Koonce ends his study with some practical suggestions both for homeschooling parents and for public schools to help ease the transition. Homeschoolers should make sure their curriculum is sound, that they keep good records, that their kids take “an anual nationally normed test” and that they have “a positive mindset toward public education.” Public schools should recognize homeschooling as a normal and legitimate educational option, provide a user-friendly enrollment process and mechanism for giving homeschoolers credit for academic work done at home, tap into the energy of the involved homeschooling parent-type, provide a liason to help students with the transition, and encourage part-time enrollment as a first step for those who need it.
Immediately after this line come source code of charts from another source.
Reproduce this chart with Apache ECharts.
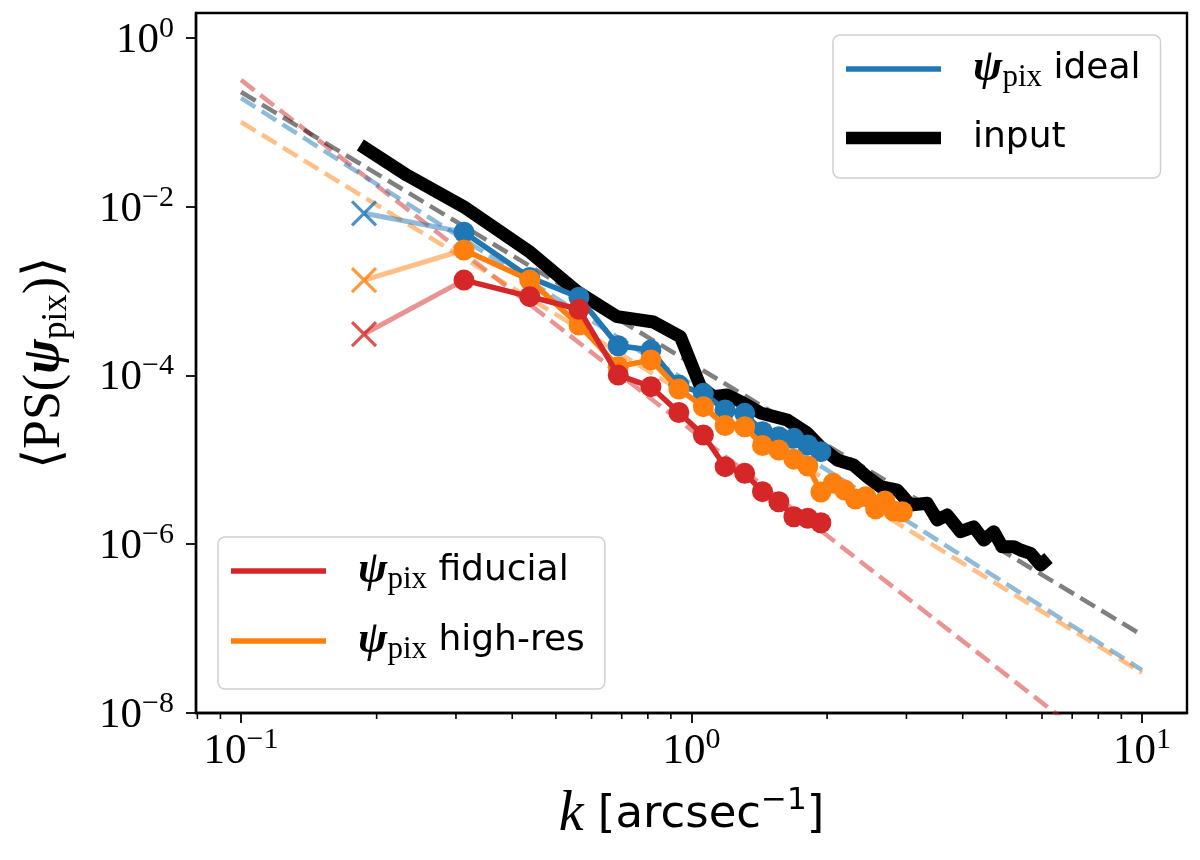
<!DOCTYPE html>
<html><head><meta charset="utf-8">
<script src="https://cdn.jsdelivr.net/npm/echarts@6/dist/echarts.min.js"></script>
<style>html,body{margin:0;padding:0;background:#fff}#c{width:1200px;height:860px}</style>
</head><body><div id="c"></div>
<script>
// ---- data ----
const kFirst = 0.1875;
const kBins = [0.3125, 0.4375, 0.5625, 0.6875, 0.8125, 0.9375, 1.0625, 1.1875, 1.3125, 1.4375, 1.5625, 1.6875, 1.8125, 1.9375];
const kHighres = [0.3125, 0.4375, 0.5625, 0.6875, 0.8125, 0.9375, 1.0625, 1.1875, 1.3125, 1.4375, 1.5625, 1.6875, 1.8125, 1.9375,
                  2.0625, 2.1875, 2.3125, 2.4375, 2.5625, 2.6875, 2.8125, 2.9375];
const psIdeal = [4.98e-3, 1.45e-3, 8.45e-4, 2.25e-4, 2.0e-4, 7.7e-5, 6.15e-5, 3.9e-5, 3.56e-5, 2.16e-5, 1.88e-5, 1.80e-5, 1.5e-5, 1.25e-5];
const psFiducial = [1.35e-3, 8.59e-4, 6.09e-4, 1.01e-4, 7.37e-5, 3.64e-5, 1.97e-5, 8.3e-6, 6.93e-6, 4.2e-6, 3.19e-6, 2.12e-6, 2.03e-6, 1.8e-6];
const psHighres = [3.07e-3, 1.35e-3, 3.97e-4, 1.27e-4, 1.53e-4, 6.9e-5, 4.27e-5, 2.55e-5, 2.47e-5, 1.48e-5, 1.31e-5, 1.02e-5, 8.45e-6, 4.16e-6,
                   5.27e-6, 4.39e-6, 3.44e-6, 3.66e-6, 2.62e-6, 3.26e-6, 2.48e-6, 2.43e-6];
const psFirstIdeal = 8.36e-3;
const psFirstHighres = 1.35e-3;
const psFirstFiducial = 3.1e-4;
const inputK = [0.184, 0.234, 0.312, 0.439, 0.557, 0.684, 0.823, 0.945, 1.047, 1.119, 1.200, 1.304, 1.423, 1.631, 1.806, 1.933,
                2.106, 2.289, 2.455, 2.628, 2.862, 3.063, 3.336, 3.511, 3.695, 3.955, 4.233, 4.455, 4.688, 4.895, 5.193, 5.374, 5.655, 5.953, 6.202];
const inputPS = [0.054, 0.0235, 0.010, 2.87e-3, 9.9e-4, 4.98e-4, 4.31e-4, 2.88e-4, 7.37e-5, 5.6e-5, 5.87e-5, 4.72e-5, 3.6e-5, 2.97e-5, 2.08e-5, 1.43e-5,
                 9.97e-6, 8.7e-6, 6.3e-6, 4.81e-6, 4.39e-6, 2.92e-6, 3.06e-6, 1.94e-6, 2.22e-6, 1.41e-6, 1.61e-6, 1.12e-6, 1.41e-6, 9.35e-7, 9.35e-7, 8.55e-7, 7.81e-7, 5.68e-7, 6.87e-7];
const fitK = [0.1, 10];
const fitInput = [0.229, 8.4e-8];
const fitIdeal = [0.194, 3.23e-8];
const fitHighres = [0.101, 3.0e-8];
const fitFiducial = [0.318, 1.59e-9];
const xTickExponents = [-1, 0, 1];
const yTickExponents = [-8, -6, -4, -2, 0];
const xMinorTicks = [0.08, 0.09, 0.2, 0.3, 0.4, 0.5, 0.6, 0.7, 0.8, 0.9, 2, 3, 4, 5, 6, 7, 8, 9];

// ---- styling ----
const SERIF = 'Liberation Serif';
const SANS = 'DejaVu Sans';
const BLUE = '#1f77b4', ORANGE = '#ff7f0e', RED = '#d62728';
const X_MIN = Math.pow(10, -1.1), X_MAX = Math.pow(10, 1.1);
const Y_MIN = 1e-8, Y_MAX = Math.pow(10, 0.296);

const zip = (xs, ys) => xs.map((x, i) => [x, ys[i]]);
const expLabel = (allowed) => (v) => {
  const e = Math.log10(v), n = Math.round(e);
  if (Math.abs(e - n) > 1e-6 || allowed.indexOf(n) < 0) return '';
  return '{b|10}{s|' + String(n).replace('-', '\u2212') + '}';
};
const tickRich = {
  b: {fontFamily: SERIF, fontSize: 43, color: '#000', lineHeight: 48, verticalAlign: 'bottom'},
  s: {fontFamily: SERIF, fontSize: 30, color: '#000', lineHeight: 28, verticalAlign: 'top'}
};
const legendRich = {
  g: {width: 27},
  psi: {fontFamily: SERIF, fontSize: 44, fontStyle: 'italic', fontWeight: 'bold', color: '#000', lineHeight: 48},
  sub: {fontFamily: SERIF, fontSize: 31, color: '#000', lineHeight: 18, verticalAlign: 'bottom'},
  t: {fontFamily: SANS, fontSize: 36, color: '#000', lineHeight: 48}
};
const legendFmt = (name) => name === 'input' ? '{g| }{t|input}' : '{g| }{psi|\u03c8}{sub|pix}{t| ' + name + '}';
const THIN = 'path://M0,0H100V6H0Z';
const THICK = 'path://M0,0H100V13H0Z';
const legendBase = {
  orient: 'vertical', itemWidth: 95, itemHeight: 13, itemGap: 22, selectedMode: false,
  backgroundColor: 'rgba(255,255,255,0.8)', borderColor: '#d0d0d0', borderWidth: 1.5, borderRadius: 7,
  padding: [10, 18, 22, 13], formatter: legendFmt,
  textStyle: {rich: legendRich, fontFamily: SANS, fontSize: 36, color: '#000'}
};

const fitLine = (data, color, opacity) => ({
  type: 'line', data: zip(fitK, data), showSymbol: false, symbol: 'none', silent: true, z: 1,
  lineStyle: {color: color, opacity: opacity, width: 4.5, type: [17, 7.5]}
});
const connector = (y0, y1, color) => ({
  type: 'line', data: [[kFirst, y0], [kBins[0], y1]], symbol: 'none', silent: true, z: 3,
  lineStyle: {color: color, opacity: 0.5, width: 5}
});
const cross = (y, color) => ({
  type: 'scatter', data: [[kFirst, y]], symbol: 'path://M0,0L10,10M10,0L0,10', symbolSize: 24, silent: true, z: 4,
  itemStyle: {color: 'rgba(0,0,0,0)', borderColor: color, borderWidth: 3.2}
});
const circles = (name, ks, ps, color, z) => ({
  name: name, type: 'line', data: zip(ks, ps), symbol: 'circle', symbolSize: 21, showAllSymbol: true, silent: true, z: z,
  lineStyle: {color: color, width: 5.5}, itemStyle: {color: color, borderWidth: 0}
});

const chart = echarts.init(document.getElementById('c'), null, {renderer: 'canvas'});
chart.setOption({
  animation: false,
  backgroundColor: '#fff',
  grid: {left: 196, right: 13, top: 13, bottom: 147, show: true, borderColor: '#000', borderWidth: 2.4, backgroundColor: 'transparent'},
  xAxis: {
    type: 'log', logBase: 10, min: X_MIN, max: X_MAX,
    axisLine: {show: true, lineStyle: {color: '#000', width: 2.4}},
    axisTick: {show: true, length: 10, lineStyle: {color: '#000', width: 1.8}},
    splitLine: {show: false}, minorTick: {show: false},
    axisLabel: {formatter: expLabel(xTickExponents), rich: tickRich, margin: 12, showMinLabel: false, showMaxLabel: false},
    name: '{i|k}{t| [arcsec}{s|\u22121}{t|]}', nameLocation: 'middle', nameGap: 72,
    nameTextStyle: {rich: {
      i: {fontFamily: SERIF, fontStyle: 'italic', fontSize: 56, color: '#000', lineHeight: 60},
      t: {fontFamily: SANS, fontSize: 45, color: '#000', lineHeight: 60},
      s: {fontFamily: SANS, fontSize: 31, color: '#000', lineHeight: 32, verticalAlign: 'top'}
    }}
  },
  yAxis: {
    type: 'log', logBase: 100, min: Y_MIN, max: Y_MAX,
    axisLine: {show: true, lineStyle: {color: '#000', width: 2.4}},
    axisTick: {show: true, length: 10, lineStyle: {color: '#000', width: 1.8}},
    splitLine: {show: false},
    axisLabel: {formatter: expLabel(yTickExponents), rich: tickRich, margin: 22, showMinLabel: true, showMaxLabel: false},
    name: '{t|\u27e8PS(}{psi|\u03c8}{sub|pix}{t|)\u27e9}', nameLocation: 'middle', nameGap: 122, nameRotate: 90,
    nameTextStyle: {rich: {
      t: {fontFamily: SERIF, fontSize: 52, color: '#000', lineHeight: 58},
      psi: {fontFamily: SERIF, fontStyle: 'italic', fontWeight: 'bold', fontSize: 52, color: '#000', lineHeight: 58},
      sub: {fontFamily: SERIF, fontSize: 35, color: '#000', lineHeight: 20, verticalAlign: 'bottom'}
    }}
  },
  legend: [
    Object.assign({}, legendBase, {left: 833, top: 35, itemGap: 27, padding: [12, 20, 22, 13], data: [
      {name: 'ideal', icon: THIN, itemStyle: {color: BLUE}},
      {name: 'input', icon: THICK, itemStyle: {color: '#000'}}
    ]}),
    Object.assign({}, legendBase, {left: 218, top: 537, itemGap: 24, padding: [12, 20, 24, 13], data: [
      {name: 'fiducial', icon: THIN, itemStyle: {color: RED}},
      {name: 'high-res', icon: THIN, itemStyle: {color: ORANGE}}
    ]})
  ],
  series: [
    fitLine(fitFiducial, RED, 0.5),
    fitLine(fitIdeal, BLUE, 0.5),
    fitLine(fitHighres, ORANGE, 0.5),
    fitLine(fitInput, '#000', 0.5),
    {name: 'input', type: 'line', data: zip(inputK, inputPS), symbol: 'none', silent: true, z: 2,
     lineStyle: {color: '#000', width: 13, cap: 'butt', join: 'round'}, itemStyle: {color: '#000'}},
    connector(psFirstIdeal, psIdeal[0], BLUE),
    cross(psFirstIdeal, BLUE),
    circles('ideal', kBins, psIdeal, BLUE, 5),
    connector(psFirstHighres, psHighres[0], ORANGE),
    cross(psFirstHighres, ORANGE),
    circles('high-res', kHighres, psHighres, ORANGE, 6),
    connector(psFirstFiducial, psFiducial[0], RED),
    cross(psFirstFiducial, RED),
    circles('fiducial', kBins, psFiducial, RED, 7),
    {type: 'custom', silent: true, clip: false, z: 10, data: xMinorTicks.map(v => [v, Y_MIN]),
     renderItem: (params, api) => {
       const p = api.coord([api.value(0), Y_MIN]);
       return {type: 'line', shape: {x1: p[0], y1: p[1], x2: p[0], y2: p[1] + 6}, style: {stroke: '#000', lineWidth: 1.6}};
     }}
  ]
});
</script></body></html>
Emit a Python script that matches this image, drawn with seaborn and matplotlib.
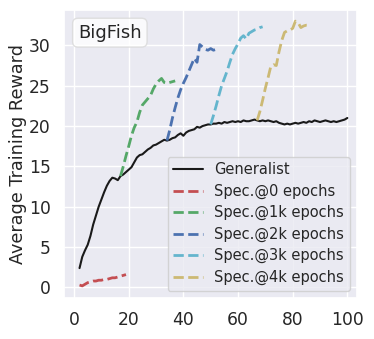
import numpy as np
import pandas as pd
import matplotlib
matplotlib.use("Agg")
import matplotlib.pyplot as plt
import seaborn as sns

# generalist curve, epochs (x100) vs reward
gen_x = list(range(2, 101))
gen_y = [2.4, 3.8, 4.6, 5.3, 6.4, 7.8, 8.9, 10.0, 10.9, 11.8,
         12.6, 13.2, 13.6, 13.5, 13.3, 13.8, 14.0, 14.3, 14.6, 14.9,
         15.5, 16.1, 16.4, 16.5, 16.8, 17.1, 17.3, 17.6, 17.7, 17.9,
         18.1, 18.3, 18.2, 18.3, 18.5, 18.6, 18.9, 19.1, 18.8, 19.2,
         19.4, 19.5, 19.6, 19.9, 19.8, 20.0, 20.1, 20.2, 20.2, 20.3,
         20.3, 20.4, 20.3, 20.5, 20.4, 20.5, 20.6, 20.5, 20.6, 20.5,
         20.7, 20.6, 20.6, 20.7, 20.8, 20.7, 20.6, 20.7, 20.6, 20.7,
         20.6, 20.5, 20.6, 20.4, 20.3, 20.2, 20.3, 20.2, 20.3, 20.4,
         20.3, 20.4, 20.5, 20.4, 20.6, 20.5, 20.7, 20.6, 20.5, 20.6,
         20.7, 20.6, 20.5, 20.6, 20.5, 20.6, 20.7, 20.8, 21.0]

spec0_x = list(range(2, 20))
spec0_y = [0.3, 0.2, 0.4, 0.6, 0.7, 0.8, 0.8, 0.9, 0.9, 1.0,
           1.0, 1.1, 1.2, 1.2, 1.3, 1.4, 1.5, 1.6]

spec1_x = list(range(17, 38))
spec1_y = [13.8, 15.0, 16.3, 17.5, 18.8, 19.8, 20.5, 21.7, 22.6, 23.0,
           23.4, 23.8, 24.6, 25.2, 25.6, 25.9, 25.4, 25.3, 25.4, 25.5, 25.6]

spec2_x = list(range(34, 53))
spec2_y = [18.2, 19.5, 21.0, 22.3, 23.5, 24.5, 25.3, 26.0, 26.8, 27.6,
           28.4, 27.9, 30.1, 29.8, 29.5, 29.4, 29.6, 29.4, 29.5]

spec3_x = list(range(50, 70))
spec3_y = [20.2, 21.3, 22.5, 23.8, 25.0, 25.9, 26.8, 27.9, 28.9, 29.6,
           30.2, 30.9, 31.2, 30.8, 31.5, 31.7, 31.9, 32.0, 32.2, 32.3]

spec4_x = list(range(67, 87))
spec4_y = [20.7, 21.8, 23.2, 24.7, 26.0, 27.4, 27.6, 27.5, 29.2, 30.6,
           31.6, 31.8, 31.9, 32.1, 33.0, 32.8, 32.2, 32.4, 32.5, 32.5]

spec_labels = ['Spec.@0 epochs', 'Spec.@1k epochs', 'Spec.@2k epochs',
               'Spec.@3k epochs', 'Spec.@4k epochs']

sns.set_theme(style='darkgrid')
plt.rcParams['font.family'] = ['DejaVu Sans']

fig = plt.figure(figsize=(3.74, 3.39), dpi=100)
ax = fig.add_axes([0.171, 0.121, 0.784, 0.85])

sns.lineplot(x=gen_x, y=gen_y, color='k', lw=1.5, label='Generalist', ax=ax)
specs = [(spec0_x, spec0_y, 'r'), (spec1_x, spec1_y, 'g'), (spec2_x, spec2_y, 'b'),
         (spec3_x, spec3_y, 'c'), (spec4_x, spec4_y, 'y')]
for (sx, sy, c), lab in zip(specs, spec_labels):
    sns.lineplot(x=sx, y=sy, color=c, lw=2.0, linestyle='--', label=lab, ax=ax)

ax.set_xlim(-3.7, 103.6)
ax.set_ylim(-1.3, 34.4)
ax.set_xticks([0, 20, 40, 60, 80, 100])
ax.set_yticks([0, 5, 10, 15, 20, 25, 30])
ax.tick_params(labelsize=12.3)
ax.set_ylabel('Average Training Reward', fontsize=12.7, labelpad=1)

ax.text(0.048, 0.952, 'BigFish', transform=ax.transAxes, ha='left', va='top',
        fontsize=13, color='0.15',
        bbox=dict(boxstyle='round,pad=0.3', fc='white', ec='0.85', alpha=0.8))

ax.legend(loc='lower right', fontsize=10.5, labelspacing=0.43)

fig.savefig('out.png', dpi=100)
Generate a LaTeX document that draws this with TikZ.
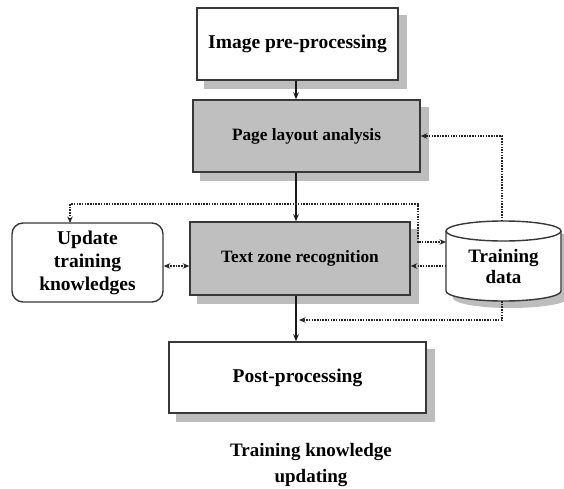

Reading this dissertation was quite enjoyable. Koonce comes across as really good guy who just wants everyone to get along and clearly has the child’s success as his top priority. He admits not knowing too much about the culture of homeschooling along the way, and it is clear from his descriptions of the families he studied that he doesn’t fully grasp the degree to which many homeschoolers react against the very idea of government-run schooling. But perhaps this is a strength of this study. Too much attention to the rhetoric of homeschool leaders and their public school critics masks the reality that for a very large number of homeschooling families the approach is not a full-throttled lifestyle commitment but a temporary fix to specific issues in their family’s life. Since all of Koonce’s subjects here had actually shifted to public education, it makes sense that they would reflect a more moderate stance toward homeschooling and public education than one might find with a different sample. His study leads to no recommendations at the level of state law, so homeschoolers with no desire to ever set foot in a public school need not fear his suggestions (more testing, structured curriculum and the like). But for parents who are considering sending their children to high school, much of what he says makes sense. As a piece of social science this dissertation might not have much to offer, but as practical advice from a sensitive man who has watched homeschoolers thrive and fail to thrive in public school, it could be very helpful both to homeschooling families and especially to public school personnel.